• EXERCISE BRIEF:
Skip every image and restate the data word for word.

■ ■ ■

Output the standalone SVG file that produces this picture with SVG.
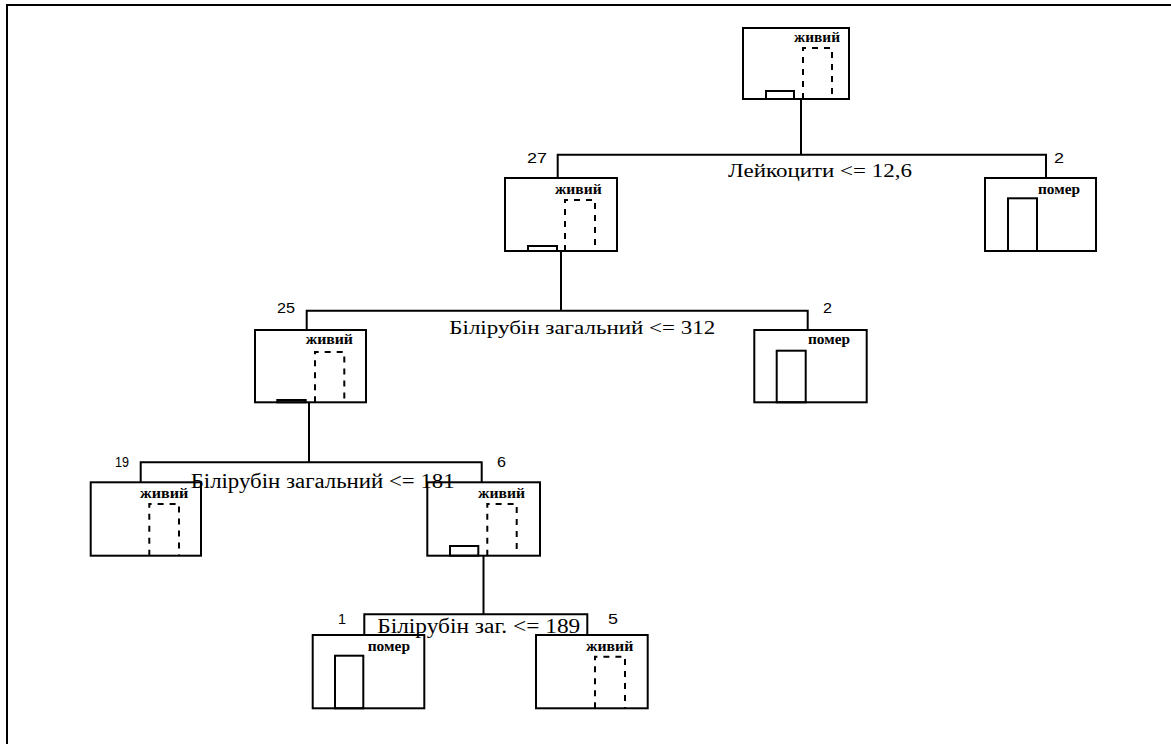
<svg xmlns="http://www.w3.org/2000/svg" width="1171" height="744" viewBox="0 0 1171 744">
<style>
.frame{fill:none;stroke:#000;stroke-width:2}
.box{fill:none;stroke:#000;stroke-width:2}
.bar{fill:none;stroke:#000;stroke-width:2}
.dash{fill:none;stroke:#000;stroke-width:2;stroke-dasharray:6,6}
.conn{fill:none;stroke:#000;stroke-width:2}
.cls{font-family:"Liberation Serif","Times New Roman","DejaVu Serif",serif;font-weight:bold;font-size:14px;fill:#000}
.num{font-family:"Liberation Sans",Arial,sans-serif;font-size:14.5px;fill:#000}
.cond{font-family:"Liberation Serif","Times New Roman","DejaVu Serif",serif;font-size:18px;fill:#000}
.cond2{font-family:"Liberation Serif","Times New Roman","DejaVu Serif",serif;font-size:20px;fill:#000}
</style>
<rect x="0" y="0" width="1171" height="744" fill="#fff"/>
<rect class="frame" x="7" y="5" width="1200" height="800"/>

<g id="root">
<rect class="box" x="743" y="28" width="106" height="71"/>
<text class="cls" x="794" y="42.3" textLength="46" lengthAdjust="spacingAndGlyphs">живий</text>
<path class="dash" d="M803,99 V48 H832 V99"/>
<rect class="bar" x="766" y="91" width="28" height="8"/>
</g>

<g id="n27">
<rect class="box" x="505" y="178" width="112" height="73"/>
<text class="cls" x="555" y="194" textLength="46.7" lengthAdjust="spacingAndGlyphs">живий</text>
<path class="dash" d="M565,251 V200 H595 V251"/>
<rect class="bar" x="528" y="246" width="29" height="5"/>
</g>

<g id="n2a">
<rect class="box" x="985" y="178" width="111" height="73"/>
<text class="cls" x="1038" y="194.3" textLength="42" lengthAdjust="spacingAndGlyphs">помер</text>
<rect class="bar" x="1008" y="198.3" width="29" height="52.7"/>
</g>

<g id="n25">
<rect class="box" x="255" y="330" width="111" height="72.3"/>
<text class="cls" x="305.7" y="344" textLength="47.3" lengthAdjust="spacingAndGlyphs">живий</text>
<path class="dash" d="M315,402.3 V352 H344.3 V402.3"/>
<rect class="bar" x="277.3" y="400" width="28.4" height="2.3"/>
</g>

<g id="n2b">
<rect class="box" x="754.3" y="330" width="112.4" height="72.3"/>
<text class="cls" x="808" y="344.3" textLength="42" lengthAdjust="spacingAndGlyphs">помер</text>
<rect class="bar" x="776.7" y="350.7" width="29" height="51.6"/>
</g>

<g id="n19">
<rect class="box" x="90.7" y="482.3" width="110.3" height="73.4"/>
<text class="cls" x="140" y="497.7" textLength="48.3" lengthAdjust="spacingAndGlyphs">живий</text>
<path class="dash" d="M149.3,555.7 V504 H179 V555.7"/>
</g>

<g id="n6">
<rect class="box" x="427.3" y="482.3" width="112.7" height="73.4"/>
<text class="cls" x="478" y="497.7" textLength="47" lengthAdjust="spacingAndGlyphs">живий</text>
<path class="dash" d="M487.3,555.7 V504 H516.7 V555.7"/>
<rect class="bar" x="450" y="546" width="28.3" height="9.7"/>
</g>

<g id="n1">
<rect class="box" x="312.7" y="635" width="111.6" height="73.3"/>
<text class="cls" x="367.7" y="651" textLength="42.3" lengthAdjust="spacingAndGlyphs">помер</text>
<rect class="bar" x="335" y="655.7" width="28.3" height="52.6"/>
</g>

<g id="n5">
<rect class="box" x="536" y="635" width="111.7" height="73.3"/>
<text class="cls" x="586" y="651" textLength="47.3" lengthAdjust="spacingAndGlyphs">живий</text>
<path class="dash" d="M595,708.3 V656.7 H625 V708.3"/>
</g>

<g id="connectors">
<path class="conn" d="M801,99 V154.7 M557.7,178 V154.7 H1046 V178"/>
<path class="conn" d="M561,251 V310.7 M306.7,330 V310.7 H807.7 V330"/>
<path class="conn" d="M309,402 V462.3 M140.7,482 V462.3 H481.7 V482"/>
<path class="conn" d="M483.5,556 V614.3 M364.3,635 V614.3 H587.3 V635"/>
<text class="cond" x="728" y="176.7" textLength="184" lengthAdjust="spacingAndGlyphs">Лейкоцити &lt;= 12,6</text>
<text class="cond" x="449.3" y="334.3" textLength="266" lengthAdjust="spacingAndGlyphs">Білірубін загальний &lt;= 312</text>
<text class="cond2" x="190.7" y="488.3" textLength="264" lengthAdjust="spacingAndGlyphs">Білірубін загальний &lt;= 181</text>
<text class="cond2" x="377.3" y="633.3" textLength="203" lengthAdjust="spacingAndGlyphs">Білірубін заг. &lt;= 189</text>
<text class="num" x="527" y="162.5" textLength="20" lengthAdjust="spacingAndGlyphs">27</text>
<text class="num" x="1054" y="163" textLength="10" lengthAdjust="spacingAndGlyphs">2</text>
<text class="num" x="277" y="313" textLength="18" lengthAdjust="spacingAndGlyphs">25</text>
<text class="num" x="823" y="313" textLength="9" lengthAdjust="spacingAndGlyphs">2</text>
<text class="num" x="115" y="467" textLength="14" lengthAdjust="spacingAndGlyphs">19</text>
<text class="num" x="497" y="467" textLength="9" lengthAdjust="spacingAndGlyphs">6</text>
<text class="num" x="338" y="623.5" textLength="8" lengthAdjust="spacingAndGlyphs">1</text>
<text class="num" x="608" y="623.5" textLength="10" lengthAdjust="spacingAndGlyphs">5</text>
</g>
</svg>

■ ■ ■

• FINISHED ANSWER:
Output the standalone SVG file that produces this picture with SVG.
<svg xmlns="http://www.w3.org/2000/svg" width="1171" height="744" viewBox="0 0 1171 744">
<style>
.frame{fill:none;stroke:#000;stroke-width:2}
.box{fill:none;stroke:#000;stroke-width:2}
.bar{fill:none;stroke:#000;stroke-width:2}
.dash{fill:none;stroke:#000;stroke-width:2;stroke-dasharray:6,6}
.conn{fill:none;stroke:#000;stroke-width:2}
.cls{font-family:"Liberation Serif","Times New Roman","DejaVu Serif",serif;font-weight:bold;font-size:14px;fill:#000}
.num{font-family:"Liberation Sans",Arial,sans-serif;font-size:14.5px;fill:#000}
.cond{font-family:"Liberation Serif","Times New Roman","DejaVu Serif",serif;font-size:18px;fill:#000}
.cond2{font-family:"Liberation Serif","Times New Roman","DejaVu Serif",serif;font-size:20px;fill:#000}
</style>
<rect x="0" y="0" width="1171" height="744" fill="#fff"/>
<rect class="frame" x="7" y="5" width="1200" height="800"/>

<g id="root">
<rect class="box" x="743" y="28" width="106" height="71"/>
<text class="cls" x="794" y="42.3" textLength="46" lengthAdjust="spacingAndGlyphs">живий</text>
<path class="dash" d="M803,99 V48 H832 V99"/>
<rect class="bar" x="766" y="91" width="28" height="8"/>
</g>

<g id="n27">
<rect class="box" x="505" y="178" width="112" height="73"/>
<text class="cls" x="555" y="194" textLength="46.7" lengthAdjust="spacingAndGlyphs">живий</text>
<path class="dash" d="M565,251 V200 H595 V251"/>
<rect class="bar" x="528" y="246" width="29" height="5"/>
</g>

<g id="n2a">
<rect class="box" x="985" y="178" width="111" height="73"/>
<text class="cls" x="1038" y="194.3" textLength="42" lengthAdjust="spacingAndGlyphs">помер</text>
<rect class="bar" x="1008" y="198.3" width="29" height="52.7"/>
</g>

<g id="n25">
<rect class="box" x="255" y="330" width="111" height="72.3"/>
<text class="cls" x="305.7" y="344" textLength="47.3" lengthAdjust="spacingAndGlyphs">живий</text>
<path class="dash" d="M315,402.3 V352 H344.3 V402.3"/>
<rect class="bar" x="277.3" y="400" width="28.4" height="2.3"/>
</g>

<g id="n2b">
<rect class="box" x="754.3" y="330" width="112.4" height="72.3"/>
<text class="cls" x="808" y="344.3" textLength="42" lengthAdjust="spacingAndGlyphs">помер</text>
<rect class="bar" x="776.7" y="350.7" width="29" height="51.6"/>
</g>

<g id="n19">
<rect class="box" x="90.7" y="482.3" width="110.3" height="73.4"/>
<text class="cls" x="140" y="497.7" textLength="48.3" lengthAdjust="spacingAndGlyphs">живий</text>
<path class="dash" d="M149.3,555.7 V504 H179 V555.7"/>
</g>

<g id="n6">
<rect class="box" x="427.3" y="482.3" width="112.7" height="73.4"/>
<text class="cls" x="478" y="497.7" textLength="47" lengthAdjust="spacingAndGlyphs">живий</text>
<path class="dash" d="M487.3,555.7 V504 H516.7 V555.7"/>
<rect class="bar" x="450" y="546" width="28.3" height="9.7"/>
</g>

<g id="n1">
<rect class="box" x="312.7" y="635" width="111.6" height="73.3"/>
<text class="cls" x="367.7" y="651" textLength="42.3" lengthAdjust="spacingAndGlyphs">помер</text>
<rect class="bar" x="335" y="655.7" width="28.3" height="52.6"/>
</g>

<g id="n5">
<rect class="box" x="536" y="635" width="111.7" height="73.3"/>
<text class="cls" x="586" y="651" textLength="47.3" lengthAdjust="spacingAndGlyphs">живий</text>
<path class="dash" d="M595,708.3 V656.7 H625 V708.3"/>
</g>

<g id="connectors">
<path class="conn" d="M801,99 V154.7 M557.7,178 V154.7 H1046 V178"/>
<path class="conn" d="M561,251 V310.7 M306.7,330 V310.7 H807.7 V330"/>
<path class="conn" d="M309,402 V462.3 M140.7,482 V462.3 H481.7 V482"/>
<path class="conn" d="M483.5,556 V614.3 M364.3,635 V614.3 H587.3 V635"/>
<text class="cond" x="728" y="176.7" textLength="184" lengthAdjust="spacingAndGlyphs">Лейкоцити &lt;= 12,6</text>
<text class="cond" x="449.3" y="334.3" textLength="266" lengthAdjust="spacingAndGlyphs">Білірубін загальний &lt;= 312</text>
<text class="cond2" x="190.7" y="488.3" textLength="264" lengthAdjust="spacingAndGlyphs">Білірубін загальний &lt;= 181</text>
<text class="cond2" x="377.3" y="633.3" textLength="203" lengthAdjust="spacingAndGlyphs">Білірубін заг. &lt;= 189</text>
<text class="num" x="527" y="162.5" textLength="20" lengthAdjust="spacingAndGlyphs">27</text>
<text class="num" x="1054" y="163" textLength="10" lengthAdjust="spacingAndGlyphs">2</text>
<text class="num" x="277" y="313" textLength="18" lengthAdjust="spacingAndGlyphs">25</text>
<text class="num" x="823" y="313" textLength="9" lengthAdjust="spacingAndGlyphs">2</text>
<text class="num" x="115" y="467" textLength="14" lengthAdjust="spacingAndGlyphs">19</text>
<text class="num" x="497" y="467" textLength="9" lengthAdjust="spacingAndGlyphs">6</text>
<text class="num" x="338" y="623.5" textLength="8" lengthAdjust="spacingAndGlyphs">1</text>
<text class="num" x="608" y="623.5" textLength="10" lengthAdjust="spacingAndGlyphs">5</text>
</g>
</svg>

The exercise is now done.